I've not seen this resource mentioned yet in this thread, so I thought
I'd throw out a link:
http://unicode.org/cldr/data/common/main/
As you may know, CLDR (Common Locale Data Repository) is a project
that's hosted on
unicode.org. It has xml files with lots of
localization data for various languages. (I believe there is also a
process for contributing information for languages that haven't yet
been added -- if it's possible to share this info with that project,
it would also be a good way to promote those languages on the web.
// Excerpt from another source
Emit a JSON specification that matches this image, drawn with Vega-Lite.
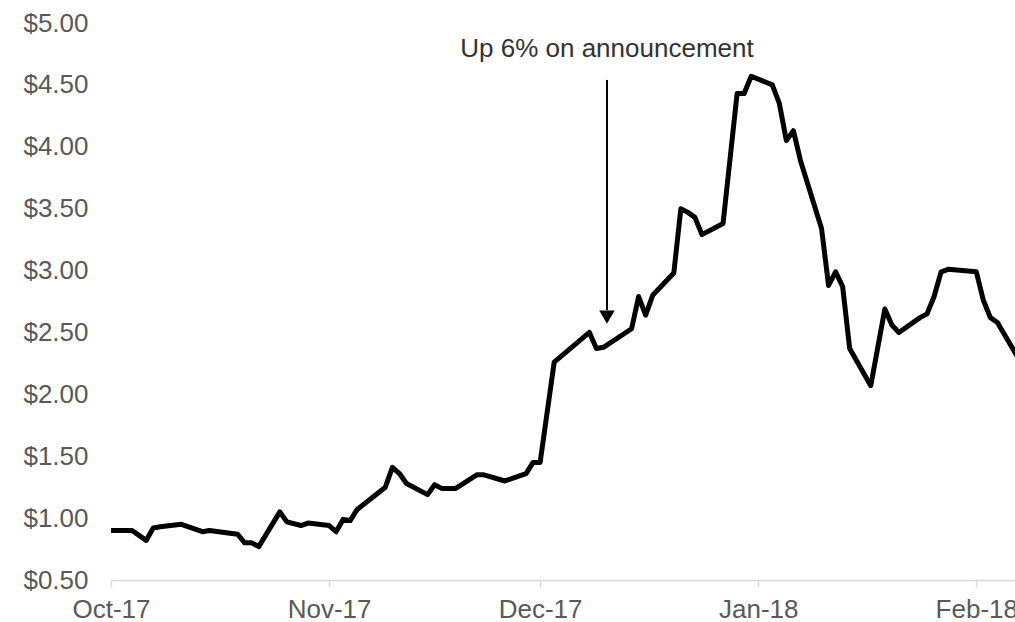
{
  "$schema": "https://vega.github.io/schema/vega-lite/v6.json",
  "width": 904,
  "height": 557,
  "autosize": "none",
  "padding": {"left": 111, "top": 23, "right": 0, "bottom": 42},
  "background": "white",
  "config": {
    "view": {"stroke": null},
    "font": "Liberation Sans"
  },
  "layer": [
    {
      "data": {
        "values": [
          {"date": "2017-10-01", "price": 0.90},
          {"date": "2017-10-04", "price": 0.90},
          {"date": "2017-10-06", "price": 0.82},
          {"date": "2017-10-07", "price": 0.92},
          {"date": "2017-10-08", "price": 0.93},
          {"date": "2017-10-11", "price": 0.95},
          {"date": "2017-10-14", "price": 0.89},
          {"date": "2017-10-15", "price": 0.90},
          {"date": "2017-10-19", "price": 0.87},
          {"date": "2017-10-20", "price": 0.80},
          {"date": "2017-10-21", "price": 0.80},
          {"date": "2017-10-22", "price": 0.77},
          {"date": "2017-10-25", "price": 1.05},
          {"date": "2017-10-26", "price": 0.97},
          {"date": "2017-10-28", "price": 0.94},
          {"date": "2017-10-29", "price": 0.96},
          {"date": "2017-11-01", "price": 0.94},
          {"date": "2017-11-02", "price": 0.89},
          {"date": "2017-11-03", "price": 0.99},
          {"date": "2017-11-04", "price": 0.98},
          {"date": "2017-11-05", "price": 1.07},
          {"date": "2017-11-09", "price": 1.25},
          {"date": "2017-11-10", "price": 1.41},
          {"date": "2017-11-11", "price": 1.36},
          {"date": "2017-11-12", "price": 1.28},
          {"date": "2017-11-15", "price": 1.19},
          {"date": "2017-11-16", "price": 1.27},
          {"date": "2017-11-17", "price": 1.24},
          {"date": "2017-11-19", "price": 1.24},
          {"date": "2017-11-22", "price": 1.35},
          {"date": "2017-11-23", "price": 1.35},
          {"date": "2017-11-26", "price": 1.30},
          {"date": "2017-11-29", "price": 1.36},
          {"date": "2017-11-30", "price": 1.45},
          {"date": "2017-12-01", "price": 1.45},
          {"date": "2017-12-03", "price": 2.26},
          {"date": "2017-12-08", "price": 2.50},
          {"date": "2017-12-09", "price": 2.37},
          {"date": "2017-12-10", "price": 2.38},
          {"date": "2017-12-14", "price": 2.53},
          {"date": "2017-12-15", "price": 2.79},
          {"date": "2017-12-16", "price": 2.64},
          {"date": "2017-12-17", "price": 2.80},
          {"date": "2017-12-20", "price": 2.98},
          {"date": "2017-12-21", "price": 3.50},
          {"date": "2017-12-22", "price": 3.47},
          {"date": "2017-12-23", "price": 3.43},
          {"date": "2017-12-24", "price": 3.29},
          {"date": "2017-12-27", "price": 3.38},
          {"date": "2017-12-29", "price": 4.43},
          {"date": "2017-12-30", "price": 4.43},
          {"date": "2017-12-31", "price": 4.57},
          {"date": "2018-01-03", "price": 4.50},
          {"date": "2018-01-04", "price": 4.35},
          {"date": "2018-01-05", "price": 4.05},
          {"date": "2018-01-06", "price": 4.13},
          {"date": "2018-01-07", "price": 3.89},
          {"date": "2018-01-10", "price": 3.34},
          {"date": "2018-01-11", "price": 2.88},
          {"date": "2018-01-12", "price": 2.99},
          {"date": "2018-01-13", "price": 2.87},
          {"date": "2018-01-14", "price": 2.37},
          {"date": "2018-01-17", "price": 2.07},
          {"date": "2018-01-18", "price": 2.38},
          {"date": "2018-01-19", "price": 2.69},
          {"date": "2018-01-20", "price": 2.56},
          {"date": "2018-01-21", "price": 2.50},
          {"date": "2018-01-24", "price": 2.62},
          {"date": "2018-01-25", "price": 2.65},
          {"date": "2018-01-26", "price": 2.79},
          {"date": "2018-01-27", "price": 2.99},
          {"date": "2018-01-28", "price": 3.01},
          {"date": "2018-02-01", "price": 2.99},
          {"date": "2018-02-02", "price": 2.76},
          {"date": "2018-02-03", "price": 2.62},
          {"date": "2018-02-04", "price": 2.58},
          {"date": "2018-02-07", "price": 2.29}
        ]
      },
      "mark": {"type": "line", "color": "black", "strokeWidth": 5, "strokeJoin": "round", "clip": true},
      "encoding": {
        "x": {
          "field": "date",
          "type": "temporal",
          "scale": {
            "type": "utc",
            "domain": [
              {"year": 2017, "month": 10, "date": 1, "utc": true},
              {"year": 2018, "month": 2, "date": 6, "hours": 12, "utc": true}
            ]
          },
          "axis": {
            "title": null,
            "format": "%b-%y",
            "tickCount": {"interval": "month", "step": 1},
            "grid": false,
            "domainColor": "#d9d9d9",
            "domainWidth": 1.5,
            "tickColor": "#d9d9d9",
            "tickWidth": 1.5,
            "tickSize": 7,
            "labelFlush": false,
            "labelOverlap": false,
            "labelPadding": 9,
            "labelFontSize": 26,
            "labelColor": "#595959",
            "labelFont": "Liberation Sans"
          }
        },
        "y": {
          "field": "price",
          "type": "quantitative",
          "scale": {"domain": [0.5, 5.0], "nice": false, "zero": false},
          "axis": {
            "title": null,
            "values": [0.5, 1.0, 1.5, 2.0, 2.5, 3.0, 3.5, 4.0, 4.5, 5.0],
            "format": "$.2f",
            "grid": false,
            "domain": false,
            "ticks": false,
            "labelPadding": 23,
            "labelFlush": false,
            "labelOverlap": false,
            "labelFontSize": 26,
            "labelColor": "#595959",
            "labelFont": "Liberation Sans"
          }
        }
      }
    },
    {
      "data": {"values": [{"label": "Up 6% on announcement"}]},
      "layer": [
        {
          "mark": {"type": "rule", "color": "black", "strokeWidth": 2},
          "encoding": {
            "x": {"datum": {"year": 2017, "month": 12, "date": 10, "hours": 12, "utc": true}, "type": "temporal"},
            "y": {"datum": 4.54, "type": "quantitative"},
            "y2": {"datum": 2.68}
          }
        },
        {
          "mark": {"type": "point", "shape": "triangle-down", "filled": true, "color": "black", "size": 240, "opacity": 1},
          "encoding": {
            "x": {"datum": {"year": 2017, "month": 12, "date": 10, "hours": 12, "utc": true}, "type": "temporal"},
            "y": {"datum": 2.624, "type": "quantitative"}
          }
        },
        {
          "mark": {"type": "text", "fontSize": 26, "font": "Liberation Sans", "color": "#333333", "align": "center", "baseline": "middle"},
          "encoding": {
            "text": {"field": "label"},
            "x": {"datum": {"year": 2017, "month": 12, "date": 10, "hours": 12, "utc": true}, "type": "temporal"},
            "y": {"datum": 4.79, "type": "quantitative"}
          }
        }
      ]
    }
  ]
}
I
don't have anything to do with CLDR myself, by the way, I just think
it's a cool project.)
Most of this data has been vetted, and data that hasn't been is tagged
with draft="true"
Some specific files to look at (you can load the files directly in
Firefox, I'm not sure about other browsers):
http://unicode.org/cldr/data/common/main/sw.xml Kiswahili (Swahili) -
79 territories
http://unicode.org/cldr/data/common/main/am.xml አማርኛ (Amharic) - 255
http://unicode.org/cldr/data/common/main/ka.xml ქართული (Georgian) - 191
http://unicode.org/cldr/data/common/main/ms.xml Bahasa Melayu (Malay) - 239
For some languages there isn't much there currently:
http://unicode.org/cldr/data/common/main/ur.xml Urdu - 1 territory
http://unicode.org/cldr/data/common/main/az.xml Azeri - 1 territory
http://unicode.org/cldr/data/common/main/ml.xml Malayalam - 1 territory
And for others there's not even a file -- unfortunately, Udmurt,
Ossetian, and Chuvash are in this group -- but this might change in
the future. Perhaps it would be easier, also, for these speakers to
translate from the Russian file?
These files also contain these other categories (again, with varying
degrees of completeness):
* language names
* currencies
* "exemplar characters" -- potentially the basis for an entry on the
writing systems of various languages
* calendar information -- months, days, stuff like that
I've already started writing some Python scripts for extracting info
from the CLDR, I'd be happy to try to generating stuff with them in
whatever formats people need, etc.
Well, there's my several cents =)
Best regards,
Patrick Hall